BAGUIO CITY—The Cordillera region’s forest cover has risen by nearly 50 percent over the past five years after the aggressive implementation of the National Greening Program, one of the government’s major reforestation projects.
Engineer Ralph Pablo, Department of Environment and Natural Resources-Cordillera Autonomous Region executive director, said that from a critical 43-percent forest cover in 2011, the region has exceeded its target of 100,000 hectares of lands reforested under the NGP.
Based on the geographic information system or Google Maps scanning, the plantation areas in 2011 to 2013 are visibly forested, while the areas planted from 2014 to 2016 are not yet noticeable “because the planted trees are still growing,” Pablo said.

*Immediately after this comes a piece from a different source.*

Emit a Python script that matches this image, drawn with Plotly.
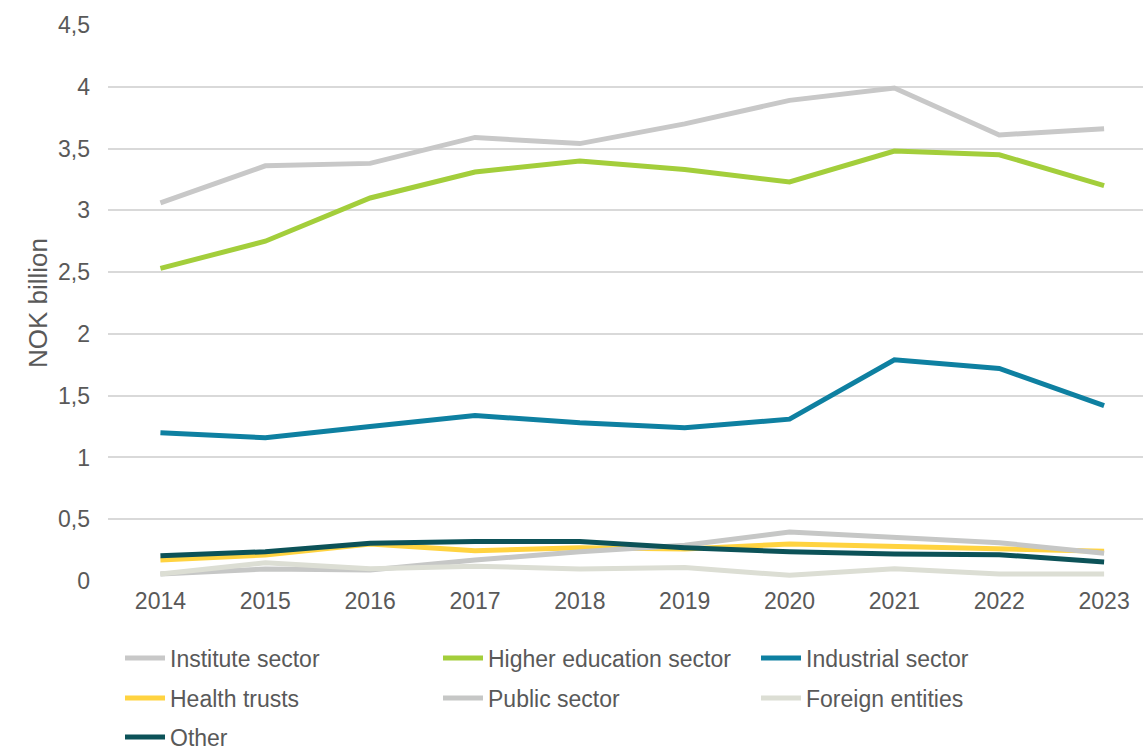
import plotly.graph_objects as go

years = [2014, 2015, 2016, 2017, 2018, 2019, 2020, 2021, 2022, 2023]

institute_sector = [3.06, 3.36, 3.38, 3.59, 3.54, 3.70, 3.89, 3.99, 3.61, 3.66]
higher_education_sector = [2.53, 2.75, 3.10, 3.31, 3.40, 3.33, 3.23, 3.48, 3.45, 3.20]
industrial_sector = [1.20, 1.16, 1.25, 1.34, 1.28, 1.24, 1.31, 1.79, 1.72, 1.42]
health_trusts = [0.17, 0.21, 0.30, 0.245, 0.27, 0.26, 0.30, 0.28, 0.27, 0.24]
public_sector = [0.057, 0.097, 0.089, 0.17, 0.237, 0.29, 0.396, 0.353, 0.31, 0.224]
foreign_entities = [0.057, 0.148, 0.10, 0.12, 0.097, 0.11, 0.046, 0.10, 0.057, 0.057]
other = [0.205, 0.237, 0.305, 0.32, 0.32, 0.27, 0.237, 0.218, 0.213, 0.154]

y_ticks = [0, 0.5, 1, 1.5, 2, 2.5, 3, 3.5, 4, 4.5]
y_tick_text = ["0", "0,5", "1", "1,5", "2", "2,5", "3", "3,5", "4", "4,5"]

# (name, values, colour, legend row)
series = [
    ("Institute sector", institute_sector, "#C8C8C8", "legend"),
    ("Higher education sector", higher_education_sector, "#A3CE3B", "legend"),
    ("Industrial sector", industrial_sector, "#0E80A1", "legend"),
    ("Health trusts", health_trusts, "#FFD340", "legend2"),
    ("Public sector", public_sector, "#C6C7C6", "legend2"),
    ("Foreign entities", foreign_entities, "#DCDED4", "legend2"),
    ("Other", other, "#0C5258", "legend3"),
]

fig = go.Figure()
for name, values, color, leg in series:
    fig.add_trace(go.Scatter(
        x=years, y=values, name=name, mode="lines",
        line=dict(color=color, width=5),
        legend=leg,
    ))

text_color = "#595959"
font_family = "Liberation Sans, Arial"


def legend_row(y):
    return dict(
        orientation="h", x=0.0116, xanchor="left", y=y, yanchor="middle",
        entrywidth=263, entrywidthmode="pixels",
        font=dict(family=font_family, size=23, color=text_color),
        itemwidth=40, bgcolor="rgba(0,0,0,0)",
    )


fig.update_layout(
    width=1143, height=753,
    paper_bgcolor="white", plot_bgcolor="white",
    margin=dict(l=108, r=0, t=25, b=172, autoexpand=False),
    font=dict(family=font_family, size=23, color=text_color),
    xaxis=dict(
        range=[2013.5, 2023.371],
        tickmode="array", tickvals=years, ticktext=[str(y) for y in years],
        showgrid=False, zeroline=False, showline=False,
        ticks="", ticklabelstandoff=4,
        tickfont=dict(size=23, color=text_color),
    ),
    yaxis=dict(
        range=[0, 4.5],
        tickmode="array", tickvals=y_ticks, ticktext=y_tick_text,
        showgrid=True, gridcolor="#D9D9D9", gridwidth=1.5,
        zeroline=False, showline=False, ticks="",
        tickfont=dict(size=23, color=text_color),
        ticklabelstandoff=17,
        title=dict(text="NOK billion", font=dict(size=26, color=text_color), standoff=2),
    ),
    legend=legend_row(-0.1385),
    legend2=legend_row(-0.2104),
    legend3=legend_row(-0.2806),
    showlegend=True,
)

fig.write_html("out.html")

“We are aggressive in the implementation of the NGP because of the new program of the present administration, the enhanced NGP. We want to sustain the identity of the Cordillera as a watershed cradle of Northern Luzon and improve the forest cover of barren areas in the region, which are suitable for the growing of assorted trees,” he stressed.
Of the total 1.85-million hectares in Cordillera, more than 1.5 million hectares are classified as forest reservations, while the remaining land areas are either alienable and disposable land or agricultural land.
From the 645,000 hectares of forest cover of the region in 2011, it has risen to some 746,000 hectares, improving the region’s environment, the DENR official said.
Some challenges in the NGP’s implementation were areas that are not favorable to planting trees and the rocky portions of mountains that are not conducive toward growing any type of tree, he added.
The focus of the enhanced NGP, Pablo said, is the planting of agro-forestry trees to serve as an added source of income for the communities so they will be empowered to preserve and protect the forest cover and be aggressive in increasing the tree population in the mountains.
The DENR-CAR will empower the people living in the different communities within the forests to be the stewards of the forests and for the people to be able to co-exist with the trees that serve as the neutralizer of the pollutants in the air.
Pablo appealed to individuals and groups interested to partner with the government in sustaining the region’s forest cover to visit the nearest environment offices and learn how the enhanced NGP will be undertaken.